PELATIHAN BIMBINGAN DAN KONSELING UNTUK SEMUA GURU, CUKUPKAH SEBAGAI SOLUSI?
Oleh: Inge Oktavia Nordiani
Dinas pendidikan kabupaten Sumenep membuat formula baru transformasi pendidikan dengan tujuan menjadikan segenap guru tidak hanya sebagai pengajar tetapi juga sebagai pembimbing sosial-emosional murid. Hal ini dibungkus dengan agenda pelatihan bimbingan dan konseling bagi guru SD dan SMP se-kabupaten Sumenep selama 3 hari mulai 11 sampai 13 Juni 2025, di kedai HK Sumenep. Adapun narasumber yang mengisi adalah seorang profesional yang tergabung dalam persatuan guru Republik Indonesia (PGRI) kabupaten Sumenep dan fasilitator internal dinas pendidikan. Kepala Dinas Pendidikan Kabupaten Sumenep, Agus Dwi Saputra S.Sos., M. Si berargumen bahwa dunia pendidikan hari ini tidak bisa hanya sekedar fokus aspek kognitif. Sosok guru harus hadir sebagai pendamping menyeluruh bagi murid termasuk dalam membangun ketangguhan mental dan karakter (Java network, 11 Juni 2025).
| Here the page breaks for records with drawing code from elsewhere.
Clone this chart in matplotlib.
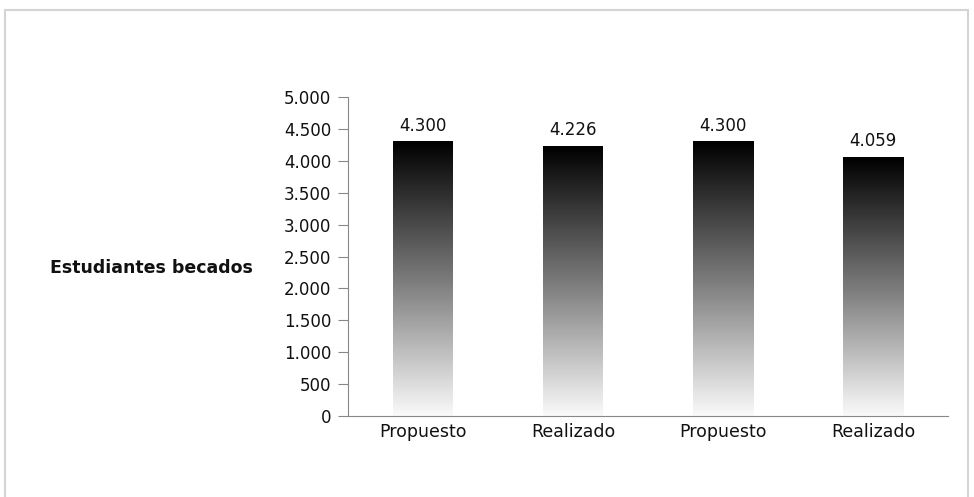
import numpy as np
import matplotlib.pyplot as plt
from matplotlib.colors import LinearSegmentedColormap
from matplotlib.patches import Rectangle

categories = ['Propuesto', 'Realizado', 'Propuesto', 'Realizado']
values = [4300, 4226, 4300, 4059]
value_labels = ['4.300', '4.226', '4.300', '4.059']
y_ticks = [0, 500, 1000, 1500, 2000, 2500, 3000, 3500, 4000, 4500, 5000]
y_tick_labels = ['0', '500', '1.000', '1.500', '2.000', '2.500', '3.000',
                 '3.500', '4.000', '4.500', '5.000']

plt.rcParams['font.family'] = ['DejaVu Sans']

fig = plt.figure(figsize=(9.74, 4.97), dpi=100)
fig.patches.append(Rectangle((5 / 974, -0.1), 963 / 974, 1 - 10 / 497 + 0.1,
                             transform=fig.transFigure, fill=False,
                             edgecolor='#d4d4d4', linewidth=1.5))

ax = fig.add_axes([348 / 974, 1 - 416 / 497, 600 / 974, 319 / 497])

cmap = LinearSegmentedColormap.from_list('bw', ['#000000', '#7a7a7a', '#fafafa'])
grad = np.linspace(0, 1, 256).reshape(-1, 1)
x = np.arange(len(categories))
w = 0.4
for xi, v, lab in zip(x, values, value_labels):
    ax.imshow(grad, cmap=cmap, aspect='auto', extent=(xi - w / 2, xi + w / 2, 0, v),
              origin='upper', zorder=2)
    ax.text(xi, v + 110, lab, ha='center', va='bottom', fontsize=12, color='#111111')

ax.set_xlim(-0.5, len(categories) - 0.5)
ax.set_ylim(0, 5000)
ax.set_xticks(x)
ax.set_xticklabels(categories, fontsize=12.5, color='#111111')
ax.set_yticks(y_ticks)
ax.set_yticklabels(y_tick_labels, fontsize=12, color='#111111')
ax.tick_params(axis='x', length=0, pad=5)
ax.tick_params(axis='y', length=7, color='#888888', pad=5)
for s in ['top', 'right']:
    ax.spines[s].set_visible(False)
for s in ['left', 'bottom']:
    ax.spines[s].set_color('#888888')
    ax.spines[s].set_zorder(4)
ax.set_ylabel('Estudiantes becados', fontsize=12.5, fontweight='bold',
              rotation=0, ha='right', va='center', color='#111111')
ax.yaxis.set_label_coords(-95 / 600, (416 - 268) / 319)

fig.savefig('out.png', dpi=100)
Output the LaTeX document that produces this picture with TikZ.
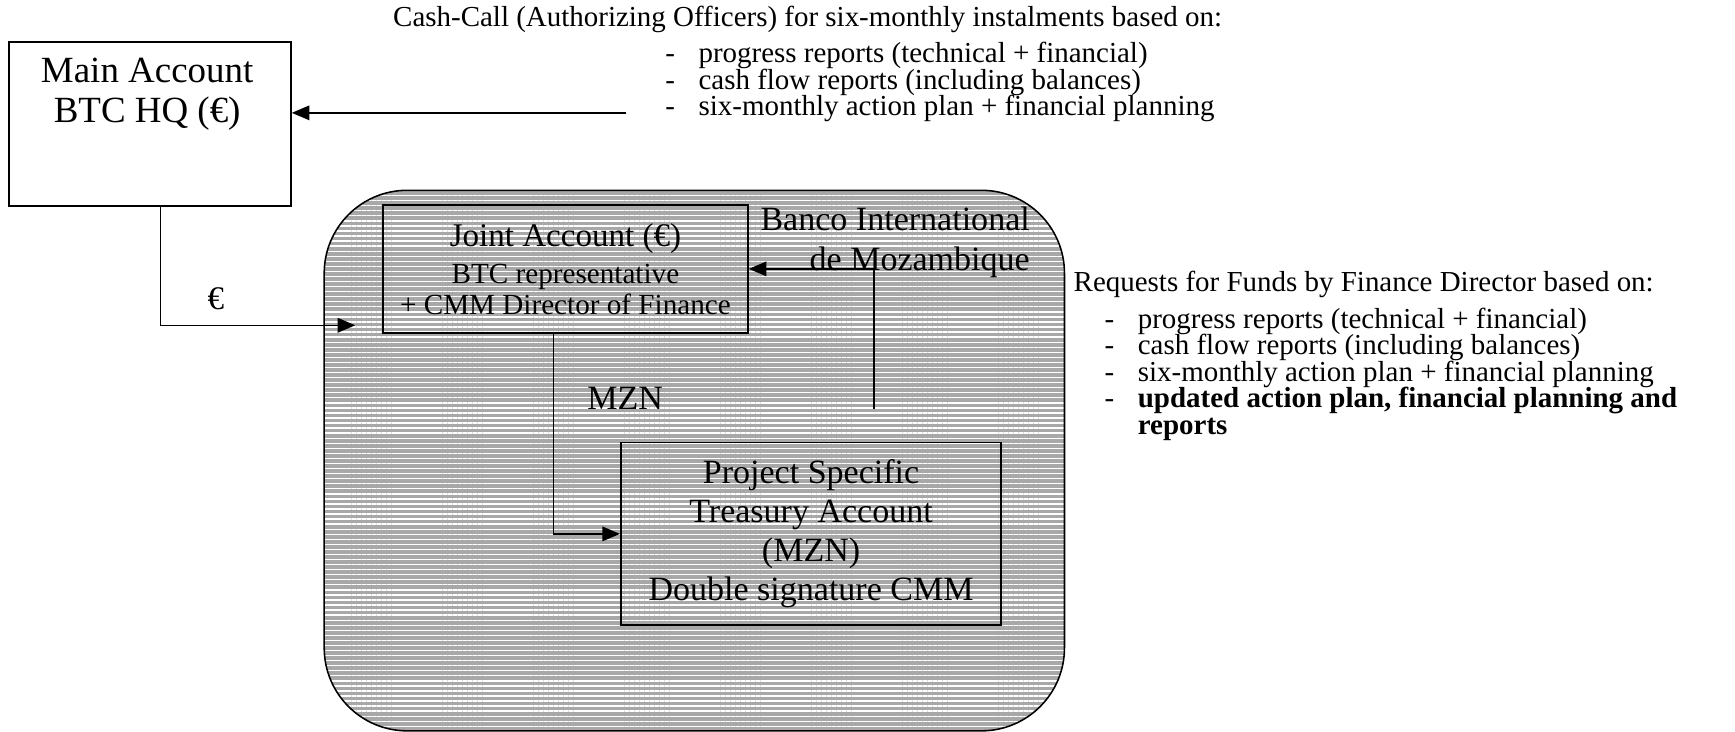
\documentclass[tikz,border=0pt]{standalone}
\usepackage{fontspec}
\setmainfont{Liberation Serif}
\usetikzlibrary{arrows.meta,patterns.meta}

\newcommand{\smallfnt}{\fontsize{14.9}{13.6}\selectfont\lineskiplimit=-8pt}
\newcommand{\midfnt}{\fontsize{15}{16}\selectfont}
\newcommand{\bigfnt}{\fontsize{17.5}{20}\selectfont}
\newcommand{\dashitem}{\makebox[0.6cm][l]{-}}

\begin{document}
\begin{tikzpicture}[x=0.02cm, y=-0.02cm,
    box/.style={draw, line width=0.9pt, inner sep=0pt},
    arr/.style={-{Triangle[length=9pt,width=7.5pt]}, line width=0.7pt},
    listtxt/.style={inner sep=0pt, font=\smallfnt, align=left}]
    \useasboundingbox (0,0) rectangle (1568,661);

    % bank region
    \draw[line width=0.8pt, preaction={fill=gray!68},
        pattern={Lines[angle=0,distance=2.6pt,line width=0.7pt]}, pattern color=white,
        rounded corners=1.5cm] (293,172) rectangle (962,660.5);

    % accounts
    \node[box, minimum width=5.1cm, minimum height=2.96cm] (main) at (135.5,112) {};
    \node[align=center, font=\fontsize{19}{20.5}\selectfont] (maintxt) at (133,85) {Main Account\\BTC HQ (€)};
    \node[box, minimum width=6.6cm, minimum height=2.32cm, align=center, font=\midfnt] (joint) at (511,243)
        {{\fontsize{17}{20}\selectfont Joint Account (€)}\\[3pt]
         BTC representative\\+ CMM Director of Finance};
    \node[box, minimum width=6.88cm, minimum height=3.3cm, align=center, font=\bigfnt] (proj) at (733,482.5)
        {Project Specific\\Treasury Account\\(MZN)\\Double signature CMM};
    \node[inner sep=0pt, anchor=east, align=right, font=\fontsize{17.5}{21}\selectfont] (bank) at (931,219)
        {Banco International\\de Mozambique};

    % texts
    \node[listtxt, anchor=west] (callhead) at (355,18)
        {Cash-Call (Authorizing Officers) for six-monthly instalments based on:};
    \node[listtxt, anchor=north west] (calllist) at (601,38)
        {\dashitem progress reports (technical + financial)\\
         \dashitem cash flow reports (including balances)\\
         \dashitem six-monthly action plan + financial planning};
    \node[listtxt, anchor=west] (reqhead) at (970,257)
        {Requests for Funds by Finance Director based on:};
    \node[listtxt, anchor=north west] (reqlist) at (998,278)
        {\dashitem progress reports (technical + financial)\\
         \dashitem cash flow reports (including balances)\\
         \dashitem six-monthly action plan + financial planning\\
         \dashitem\textbf{updated action plan, financial planning and}\\
         \hspace*{0.6cm}\textbf{reports}};
    \node[font=\fontsize{17}{20}\selectfont] (eurlbl) at (195,270) {€};
    \node[font=\fontsize{17.5}{20}\selectfont] (mznlbl) at (565,360) {MZN};

    % flows
    \coordinate (callsrc) at (566,102);
    \coordinate (eurin) at (321,294);
    \coordinate (reqsrc) at (790,370);
    \draw[arr] (callsrc) -- (callsrc -| main.east);
    \draw[arr] ([xshift=0.19cm]main.south) |- (eurin);
    \draw[arr] (reqsrc) |- (joint.east);
    \draw[arr] ([xshift=-0.22cm]joint.south) |- (proj.west);
\end{tikzpicture}
\end{document}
Formula baru dari pemerintah kabupaten Sumenep ini patut diapresiasi demi kemajuan pendidikan khususnya di Sumenep. Secara fakta memang masih banyak guru yang hanya menjadi pengajar bukan pendidik sehingga datang ke sekolah yang penting masuk kelas dan transfer ilmu. Sementara kondisi siswa secara emosional dan sosial kadang terabaikan atau merasa itu hanya menjadi tugas wali kelas dan guru BK. Inilah kondisi sikap pragmatis yang menjangkiti para guru. Padahal kondisi murid hari ini sangat kompleks. Belum lagi hari ini muncul kasus-kasus guru mencederai fitrah generasi. Fatal dan sangat ironi. Hal ini terjadi hampir merata di wilayah Indonesia mulai dari kasus kekerasan fisik hingga pelecehan seksual yang dilakukan oleh seorang guru. Maka muncul sebuah pertanyaan cukupkah guru hanya diberikan pelatihan bimbingan dan konseling?
Sungguh pelatihan bimbingan dan konseling saja tidaklah cukup. Dibutuhkan hal lain sebagai penyempurna. Sejatinya guru harus menjadi teladan sebab melekat pada dirinya guru itu di gugu dan ditiru. Maka dibutuhkan formula yang utuh untuk membentuk guru menjadi sebenar-benarnya panutan. Seorang guru wajib memiliki integritas. Sebelum guru mengupayakan terbentuknya kepribadian murid maka terlebih dahulu guru harus memiliki kepribadian. Kepribadian ini meliputi bagaimana cara berpikir dan bertindak. Namun kepribadian bukan hanya sebagai lip service melainkan harus ditemukan hal yang mendasar yang membentuk kepribadian. Misalnya apa yang membuat seseorang itu benar-benar bisa menjalankan tugasnya sebagai seorang guru? Maka dengan ketaatan kepada sang pencipta tampaknya menjadi modal nomor wahid bagi kokohnya kepribadian seseorang yang akan berimbas pada tindakannya. Oleh karena itu segenap guru harus kembali pada pembentukan kepribadian diajarkan dalam agama.